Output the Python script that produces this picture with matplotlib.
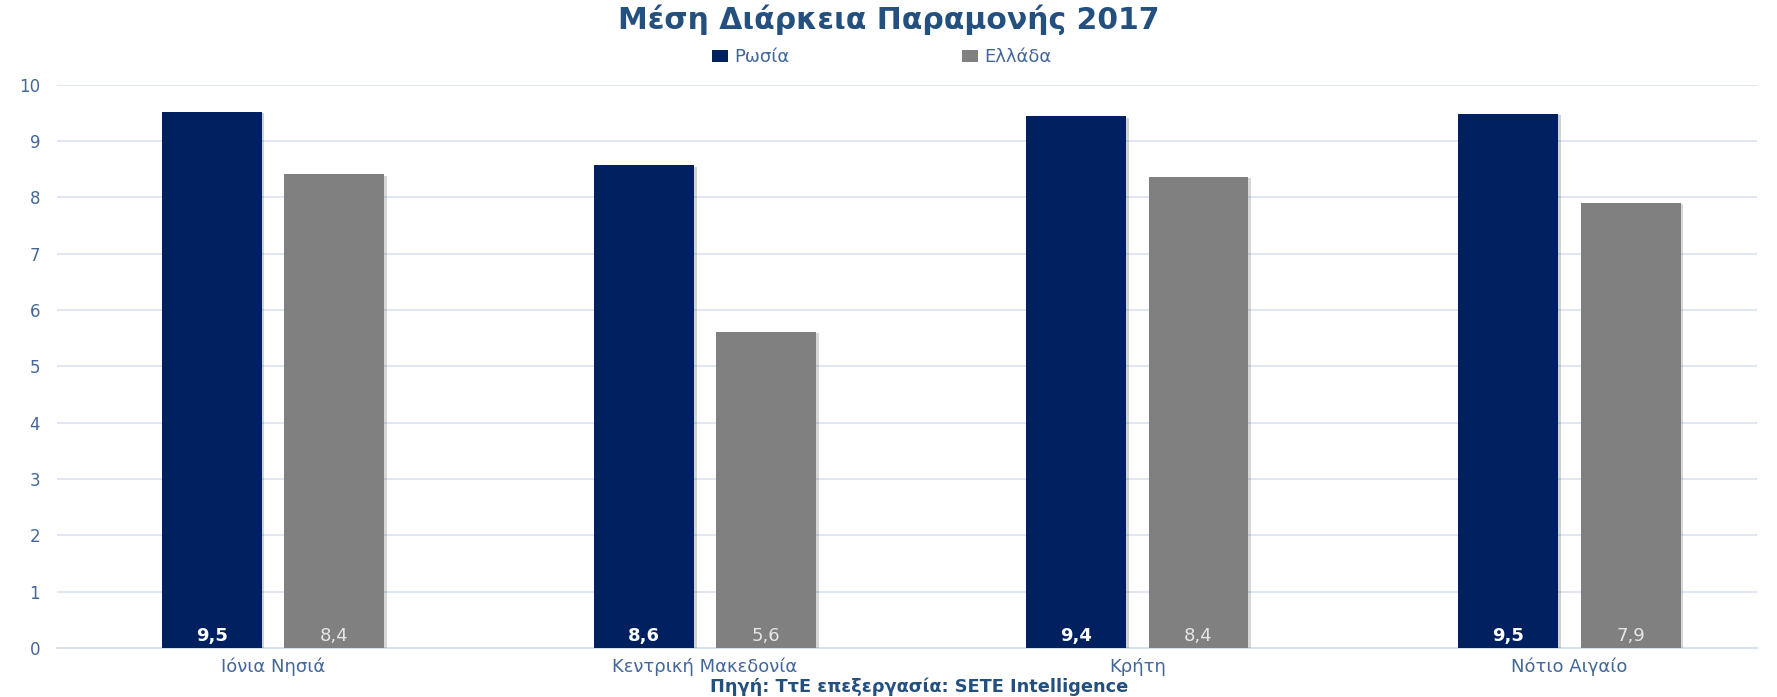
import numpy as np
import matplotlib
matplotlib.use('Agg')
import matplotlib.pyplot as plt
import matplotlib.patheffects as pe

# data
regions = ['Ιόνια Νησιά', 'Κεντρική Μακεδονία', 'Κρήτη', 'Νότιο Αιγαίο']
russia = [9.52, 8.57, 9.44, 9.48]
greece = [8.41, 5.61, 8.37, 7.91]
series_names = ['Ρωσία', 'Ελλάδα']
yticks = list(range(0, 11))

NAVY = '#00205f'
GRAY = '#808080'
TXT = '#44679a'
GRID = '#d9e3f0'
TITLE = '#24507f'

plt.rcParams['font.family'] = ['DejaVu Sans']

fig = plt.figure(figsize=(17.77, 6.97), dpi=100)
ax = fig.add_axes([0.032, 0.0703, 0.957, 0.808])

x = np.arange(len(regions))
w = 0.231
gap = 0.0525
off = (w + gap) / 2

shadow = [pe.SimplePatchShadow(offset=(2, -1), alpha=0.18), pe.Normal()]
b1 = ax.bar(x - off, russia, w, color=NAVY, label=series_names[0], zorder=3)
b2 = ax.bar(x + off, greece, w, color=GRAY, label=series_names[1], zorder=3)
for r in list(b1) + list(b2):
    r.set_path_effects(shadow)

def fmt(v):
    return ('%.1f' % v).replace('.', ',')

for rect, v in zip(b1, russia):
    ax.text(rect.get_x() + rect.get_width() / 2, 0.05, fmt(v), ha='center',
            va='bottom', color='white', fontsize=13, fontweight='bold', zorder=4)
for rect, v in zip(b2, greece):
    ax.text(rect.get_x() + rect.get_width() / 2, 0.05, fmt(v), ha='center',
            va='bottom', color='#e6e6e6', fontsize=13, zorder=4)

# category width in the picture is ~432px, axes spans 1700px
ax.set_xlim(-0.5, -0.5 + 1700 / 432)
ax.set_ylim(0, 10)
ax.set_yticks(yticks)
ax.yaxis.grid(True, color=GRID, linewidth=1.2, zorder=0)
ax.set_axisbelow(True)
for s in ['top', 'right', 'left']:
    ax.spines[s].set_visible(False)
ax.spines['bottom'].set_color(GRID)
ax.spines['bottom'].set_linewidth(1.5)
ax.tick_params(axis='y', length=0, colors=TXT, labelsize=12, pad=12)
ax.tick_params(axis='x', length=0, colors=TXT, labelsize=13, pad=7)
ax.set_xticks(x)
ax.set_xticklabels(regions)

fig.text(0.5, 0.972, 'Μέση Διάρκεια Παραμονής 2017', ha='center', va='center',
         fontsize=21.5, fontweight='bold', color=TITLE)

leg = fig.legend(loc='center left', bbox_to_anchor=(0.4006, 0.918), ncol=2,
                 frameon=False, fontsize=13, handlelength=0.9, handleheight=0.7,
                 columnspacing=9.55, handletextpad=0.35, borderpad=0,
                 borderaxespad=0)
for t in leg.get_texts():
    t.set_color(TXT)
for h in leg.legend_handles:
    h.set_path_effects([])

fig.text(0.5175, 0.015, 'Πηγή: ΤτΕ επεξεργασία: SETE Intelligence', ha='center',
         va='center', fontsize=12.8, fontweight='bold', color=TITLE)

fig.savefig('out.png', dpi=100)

***

THE EXERCISE: Transcribe each line above verbatim, with the pictures left out.

WRITTEN SOLUTION:
Output the Python script that produces this picture with matplotlib.
import numpy as np
import matplotlib
matplotlib.use('Agg')
import matplotlib.pyplot as plt
import matplotlib.patheffects as pe

# data
regions = ['Ιόνια Νησιά', 'Κεντρική Μακεδονία', 'Κρήτη', 'Νότιο Αιγαίο']
russia = [9.52, 8.57, 9.44, 9.48]
greece = [8.41, 5.61, 8.37, 7.91]
series_names = ['Ρωσία', 'Ελλάδα']
yticks = list(range(0, 11))

NAVY = '#00205f'
GRAY = '#808080'
TXT = '#44679a'
GRID = '#d9e3f0'
TITLE = '#24507f'

plt.rcParams['font.family'] = ['DejaVu Sans']

fig = plt.figure(figsize=(17.77, 6.97), dpi=100)
ax = fig.add_axes([0.032, 0.0703, 0.957, 0.808])

x = np.arange(len(regions))
w = 0.231
gap = 0.0525
off = (w + gap) / 2

shadow = [pe.SimplePatchShadow(offset=(2, -1), alpha=0.18), pe.Normal()]
b1 = ax.bar(x - off, russia, w, color=NAVY, label=series_names[0], zorder=3)
b2 = ax.bar(x + off, greece, w, color=GRAY, label=series_names[1], zorder=3)
for r in list(b1) + list(b2):
    r.set_path_effects(shadow)

def fmt(v):
    return ('%.1f' % v).replace('.', ',')

for rect, v in zip(b1, russia):
    ax.text(rect.get_x() + rect.get_width() / 2, 0.05, fmt(v), ha='center',
            va='bottom', color='white', fontsize=13, fontweight='bold', zorder=4)
for rect, v in zip(b2, greece):
    ax.text(rect.get_x() + rect.get_width() / 2, 0.05, fmt(v), ha='center',
            va='bottom', color='#e6e6e6', fontsize=13, zorder=4)

# category width in the picture is ~432px, axes spans 1700px
ax.set_xlim(-0.5, -0.5 + 1700 / 432)
ax.set_ylim(0, 10)
ax.set_yticks(yticks)
ax.yaxis.grid(True, color=GRID, linewidth=1.2, zorder=0)
ax.set_axisbelow(True)
for s in ['top', 'right', 'left']:
    ax.spines[s].set_visible(False)
ax.spines['bottom'].set_color(GRID)
ax.spines['bottom'].set_linewidth(1.5)
ax.tick_params(axis='y', length=0, colors=TXT, labelsize=12, pad=12)
ax.tick_params(axis='x', length=0, colors=TXT, labelsize=13, pad=7)
ax.set_xticks(x)
ax.set_xticklabels(regions)

fig.text(0.5, 0.972, 'Μέση Διάρκεια Παραμονής 2017', ha='center', va='center',
         fontsize=21.5, fontweight='bold', color=TITLE)

leg = fig.legend(loc='center left', bbox_to_anchor=(0.4006, 0.918), ncol=2,
                 frameon=False, fontsize=13, handlelength=0.9, handleheight=0.7,
                 columnspacing=9.55, handletextpad=0.35, borderpad=0,
                 borderaxespad=0)
for t in leg.get_texts():
    t.set_color(TXT)
for h in leg.legend_handles:
    h.set_path_effects([])

fig.text(0.5175, 0.015, 'Πηγή: ΤτΕ επεξεργασία: SETE Intelligence', ha='center',
         va='center', fontsize=12.8, fontweight='bold', color=TITLE)

fig.savefig('out.png', dpi=100)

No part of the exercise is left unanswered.